Metaphors (not necessarily good ones) come almost too naturally to me. It's a problem. A lot of times I have to go through and cull them out of my writing. I'll use them as a kind of crutch to avoid saying a thing outright, even when doing so muddies the water unnecessarily. I speak in metaphors too. Pretty much every one of my close friends has had to deal with the speech in which I compare their predicament to being on a leaky life raft and extol them to strike out for shore because it's better to drown swimming than clinging to a mess of sodden rubber. I'm just realizing this now. I've used that on, like, all my best buds. This is where my idolizing of Didion and Hemmingway comes in. Unlike me, they only use metaphor when it aids clarity. They'd probably be way more help to my drowning friends.  

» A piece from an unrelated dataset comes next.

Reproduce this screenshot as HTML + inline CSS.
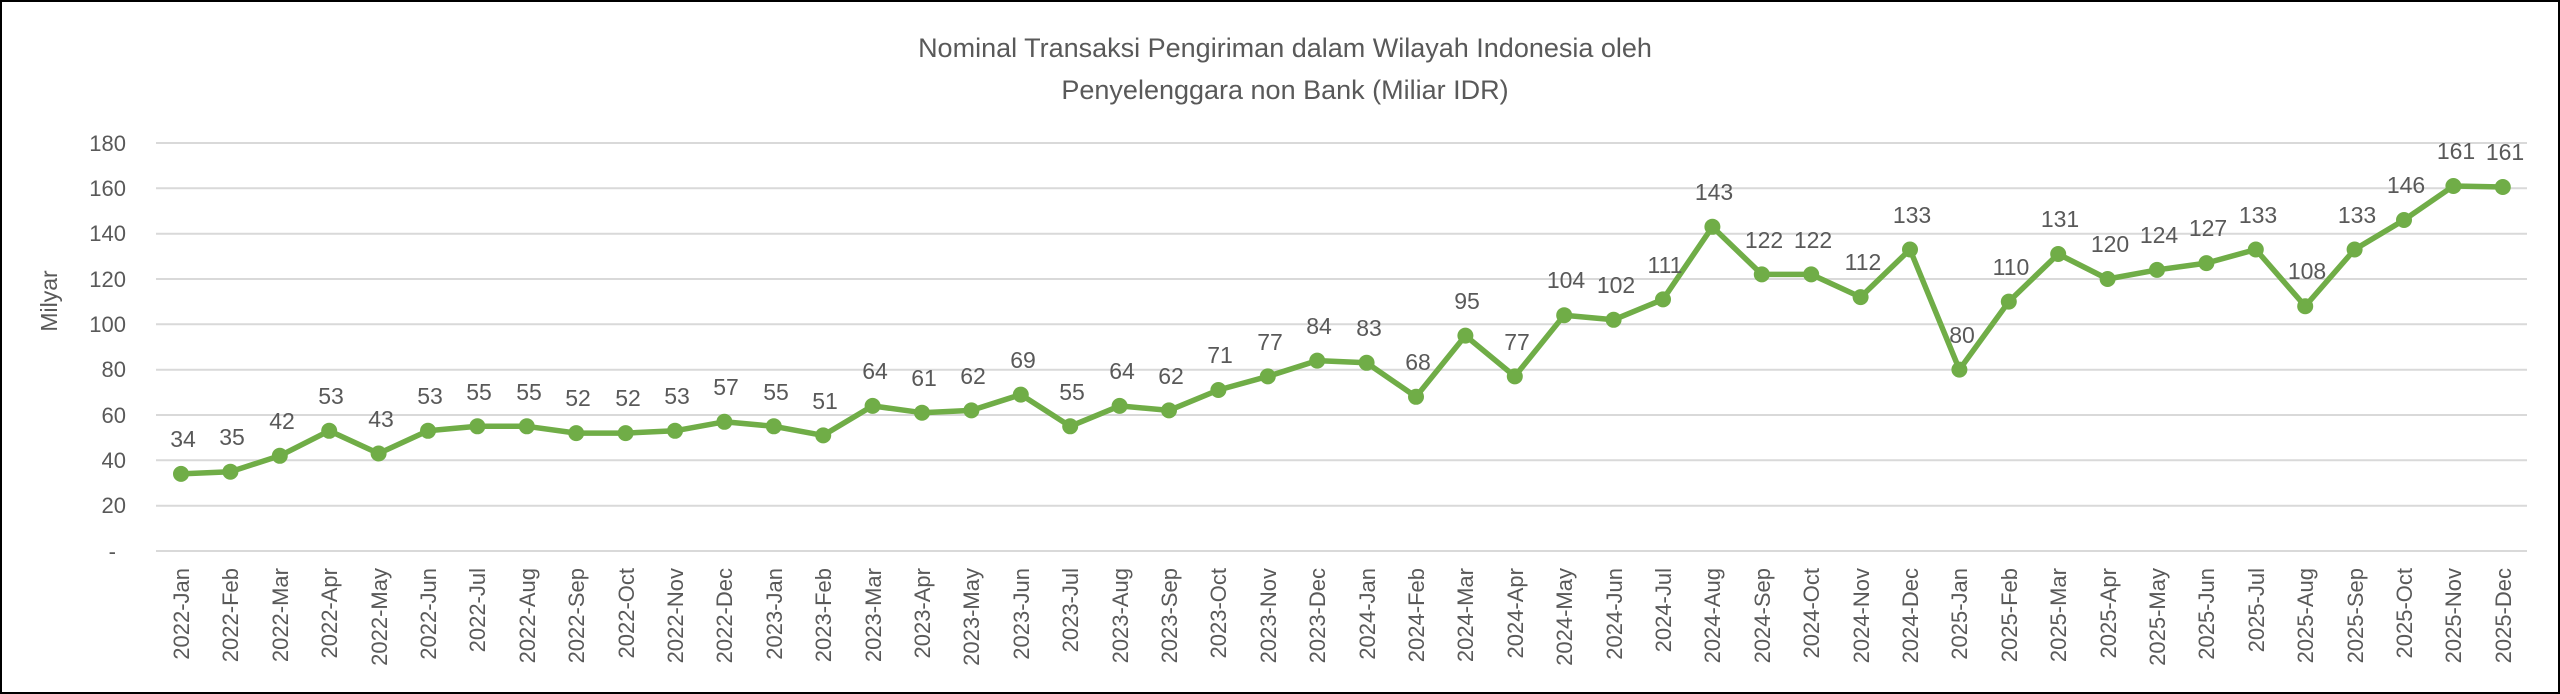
<!DOCTYPE html>
<html><head><meta charset="utf-8"><style>
html,body{margin:0;padding:0;background:#fff}
svg{display:block}
text{font-family:"Liberation Sans",sans-serif;fill:#595959}
</style></head><body>
<svg width="2560" height="694" viewBox="0 0 2560 694" xmlns="http://www.w3.org/2000/svg">
<rect x="1" y="1" width="2558" height="692" fill="#fff" stroke="#000" stroke-width="2"/>
<text x="1285" y="57" font-size="27" text-anchor="middle">Nominal Transaksi Pengiriman dalam Wilayah Indonesia oleh</text>
<text x="1285" y="99" font-size="27" text-anchor="middle">Penyelenggara non Bank (Miliar IDR)</text>
<g stroke="#d9d9d9" stroke-width="2">
<line x1="156" x2="2527" y1="143" y2="143"/><line x1="156" x2="2527" y1="188.3" y2="188.3"/>
<line x1="156" x2="2527" y1="233.7" y2="233.7"/><line x1="156" x2="2527" y1="279" y2="279"/>
<line x1="156" x2="2527" y1="324.3" y2="324.3"/><line x1="156" x2="2527" y1="369.7" y2="369.7"/>
<line x1="156" x2="2527" y1="415" y2="415"/><line x1="156" x2="2527" y1="460.3" y2="460.3"/>
<line x1="156" x2="2527" y1="505.7" y2="505.7"/><line x1="156" x2="2527" y1="551" y2="551"/>
</g>
<g font-size="22" text-anchor="end">
<text x="126" y="151">180</text><text x="126" y="196">160</text><text x="126" y="241">140</text>
<text x="126" y="287">120</text><text x="126" y="332">100</text><text x="126" y="377">80</text>
<text x="126" y="423">60</text><text x="126" y="468">40</text><text x="126" y="513">20</text>
<text x="116" y="559">-</text>
</g>
<text transform="translate(57,301) rotate(-90)" font-size="23" text-anchor="middle">Milyar</text>
<polyline fill="none" stroke="#70ad47" stroke-width="5.5" stroke-linejoin="round" points="181,473.9 230.4,471.7 279.8,455.8 329.2,430.8 378.6,453.5 428,430.8 477.4,426.3 526.8,426.3 576.2,433.1 625.6,433.1 675,430.8 724.4,421.8 773.8,426.3 823.2,435.4 872.6,405.9 922,412.7 971.4,410.4 1020.8,394.6 1070.2,426.3 1119.6,405.9 1169,410.4 1218.4,390 1267.8,376.4 1317.2,360.6 1366.6,362.8 1416,396.8 1465.4,335.6 1514.8,376.4 1564.2,315.2 1613.6,319.8 1663,299.4 1712.4,226.8 1761.8,274.4 1811.2,274.4 1860.6,297.1 1910,249.5 1959.4,369.6 2008.8,301.6 2058.2,254 2107.6,279 2157,269.9 2206.4,263.1 2255.8,249.5 2305.2,306.2 2354.6,249.5 2404,220 2453.4,186 2502.8,187"/>
<g fill="#70ad47">
<circle cx="181" cy="473.9" r="8"/><circle cx="230.4" cy="471.7" r="8"/><circle cx="279.8" cy="455.8" r="8"/><circle cx="329.2" cy="430.8" r="8"/><circle cx="378.6" cy="453.5" r="8"/><circle cx="428" cy="430.8" r="8"/><circle cx="477.4" cy="426.3" r="8"/><circle cx="526.8" cy="426.3" r="8"/><circle cx="576.2" cy="433.1" r="8"/><circle cx="625.6" cy="433.1" r="8"/><circle cx="675" cy="430.8" r="8"/><circle cx="724.4" cy="421.8" r="8"/><circle cx="773.8" cy="426.3" r="8"/><circle cx="823.2" cy="435.4" r="8"/><circle cx="872.6" cy="405.9" r="8"/><circle cx="922" cy="412.7" r="8"/><circle cx="971.4" cy="410.4" r="8"/><circle cx="1020.8" cy="394.6" r="8"/><circle cx="1070.2" cy="426.3" r="8"/><circle cx="1119.6" cy="405.9" r="8"/><circle cx="1169" cy="410.4" r="8"/><circle cx="1218.4" cy="390" r="8"/><circle cx="1267.8" cy="376.4" r="8"/><circle cx="1317.2" cy="360.6" r="8"/><circle cx="1366.6" cy="362.8" r="8"/><circle cx="1416" cy="396.8" r="8"/><circle cx="1465.4" cy="335.6" r="8"/><circle cx="1514.8" cy="376.4" r="8"/><circle cx="1564.2" cy="315.2" r="8"/><circle cx="1613.6" cy="319.8" r="8"/><circle cx="1663" cy="299.4" r="8"/><circle cx="1712.4" cy="226.8" r="8"/><circle cx="1761.8" cy="274.4" r="8"/><circle cx="1811.2" cy="274.4" r="8"/><circle cx="1860.6" cy="297.1" r="8"/><circle cx="1910" cy="249.5" r="8"/><circle cx="1959.4" cy="369.6" r="8"/><circle cx="2008.8" cy="301.6" r="8"/><circle cx="2058.2" cy="254" r="8"/><circle cx="2107.6" cy="279" r="8"/><circle cx="2157" cy="269.9" r="8"/><circle cx="2206.4" cy="263.1" r="8"/><circle cx="2255.8" cy="249.5" r="8"/><circle cx="2305.2" cy="306.2" r="8"/><circle cx="2354.6" cy="249.5" r="8"/><circle cx="2404" cy="220" r="8"/><circle cx="2453.4" cy="186" r="8"/><circle cx="2502.8" cy="187" r="8"/>
</g>
<g font-size="23" text-anchor="middle" style="fill:#404040">
<text x="183" y="447">34</text><text x="232" y="445">35</text><text x="282" y="429">42</text><text x="331" y="404">53</text><text x="381" y="427">43</text><text x="430" y="404">53</text><text x="479" y="400">55</text><text x="529" y="400">55</text><text x="578" y="406">52</text><text x="628" y="406">52</text><text x="677" y="404">53</text><text x="726" y="395">57</text><text x="776" y="400">55</text><text x="825" y="409">51</text><text x="875" y="379">64</text><text x="924" y="386">61</text><text x="973" y="384">62</text><text x="1023" y="368">69</text><text x="1072" y="400">55</text><text x="1122" y="379">64</text><text x="1171" y="384">62</text><text x="1220" y="363">71</text><text x="1270" y="350">77</text><text x="1319" y="334">84</text><text x="1369" y="336">83</text><text x="1418" y="370">68</text><text x="1467" y="309">95</text><text x="1517" y="350">77</text><text x="1566" y="288">104</text><text x="1616" y="293">102</text><text x="1665" y="273">111</text><text x="1714" y="200">143</text><text x="1764" y="248">122</text><text x="1813" y="248">122</text><text x="1863" y="270">112</text><text x="1912" y="223">133</text><text x="1962" y="343">80</text><text x="2011" y="275">110</text><text x="2060" y="227">131</text><text x="2110" y="252">120</text><text x="2159" y="243">124</text><text x="2208" y="236">127</text><text x="2258" y="223">133</text><text x="2307" y="279">108</text><text x="2357" y="223">133</text><text x="2406" y="193">146</text><text x="2456" y="159">161</text><text x="2505" y="160">161</text>
</g>
<g font-size="22" text-anchor="end">
<text transform="translate(189,568) rotate(-90)">2022-Jan</text><text transform="translate(238,568) rotate(-90)">2022-Feb</text><text transform="translate(288,568) rotate(-90)">2022-Mar</text><text transform="translate(337,568) rotate(-90)">2022-Apr</text><text transform="translate(387,568) rotate(-90)">2022-May</text><text transform="translate(436,568) rotate(-90)">2022-Jun</text><text transform="translate(485,568) rotate(-90)">2022-Jul</text><text transform="translate(535,568) rotate(-90)">2022-Aug</text><text transform="translate(584,568) rotate(-90)">2022-Sep</text><text transform="translate(634,568) rotate(-90)">2022-Oct</text><text transform="translate(683,568) rotate(-90)">2022-Nov</text><text transform="translate(732,568) rotate(-90)">2022-Dec</text>
<text transform="translate(782,568) rotate(-90)">2023-Jan</text><text transform="translate(831,568) rotate(-90)">2023-Feb</text><text transform="translate(881,568) rotate(-90)">2023-Mar</text><text transform="translate(930,568) rotate(-90)">2023-Apr</text><text transform="translate(979,568) rotate(-90)">2023-May</text><text transform="translate(1029,568) rotate(-90)">2023-Jun</text><text transform="translate(1078,568) rotate(-90)">2023-Jul</text><text transform="translate(1128,568) rotate(-90)">2023-Aug</text><text transform="translate(1177,568) rotate(-90)">2023-Sep</text><text transform="translate(1226,568) rotate(-90)">2023-Oct</text><text transform="translate(1276,568) rotate(-90)">2023-Nov</text><text transform="translate(1325,568) rotate(-90)">2023-Dec</text>
<text transform="translate(1375,568) rotate(-90)">2024-Jan</text><text transform="translate(1424,568) rotate(-90)">2024-Feb</text><text transform="translate(1473,568) rotate(-90)">2024-Mar</text><text transform="translate(1523,568) rotate(-90)">2024-Apr</text><text transform="translate(1572,568) rotate(-90)">2024-May</text><text transform="translate(1622,568) rotate(-90)">2024-Jun</text><text transform="translate(1671,568) rotate(-90)">2024-Jul</text><text transform="translate(1720,568) rotate(-90)">2024-Aug</text><text transform="translate(1770,568) rotate(-90)">2024-Sep</text><text transform="translate(1819,568) rotate(-90)">2024-Oct</text><text transform="translate(1869,568) rotate(-90)">2024-Nov</text><text transform="translate(1918,568) rotate(-90)">2024-Dec</text>
<text transform="translate(1967,568) rotate(-90)">2025-Jan</text><text transform="translate(2017,568) rotate(-90)">2025-Feb</text><text transform="translate(2066,568) rotate(-90)">2025-Mar</text><text transform="translate(2116,568) rotate(-90)">2025-Apr</text><text transform="translate(2165,568) rotate(-90)">2025-May</text><text transform="translate(2214,568) rotate(-90)">2025-Jun</text><text transform="translate(2264,568) rotate(-90)">2025-Jul</text><text transform="translate(2313,568) rotate(-90)">2025-Aug</text><text transform="translate(2363,568) rotate(-90)">2025-Sep</text><text transform="translate(2412,568) rotate(-90)">2025-Oct</text><text transform="translate(2461,568) rotate(-90)">2025-Nov</text><text transform="translate(2511,568) rotate(-90)">2025-Dec</text>
</g>
</svg>
</body></html>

According to your web site, you've worked as a wildfire fighter, a tree planter, a forester, a demolitionist, a scaffolder, a landscaper, a farmer, a tutor, and a handler for a professional dog sledding kennel. What effect has this diverse work history had on your writing?

My work experience isn't always applicable, but in this case it was. I've worked a lot of jobs that predominantly employ males and a lot of my experiences in those jobs would seem at first to affirm the "male" ethics Hemingway affirms in many (although not all) of the stories in Men without Women. What the Rescue Mission did was show me that putting a bunch of men together did not create the kind of positive societies I had been a part of as a firefighter or forester. One of the things I wanted to get across in "Women and Children" was that gender is a far less important factor in determining how people act than social context is.

More generally, my diverse work experience has given me a catalogue of characters and a lot of interesting life experience. It's probably also reflective of the fact that I grew up in the Internet age when constancy was becoming a thing of the past. A lot of friends my age all have the same tendency to flit from one thing to another. Maybe it's the natural outgrowth of all that click click clicking.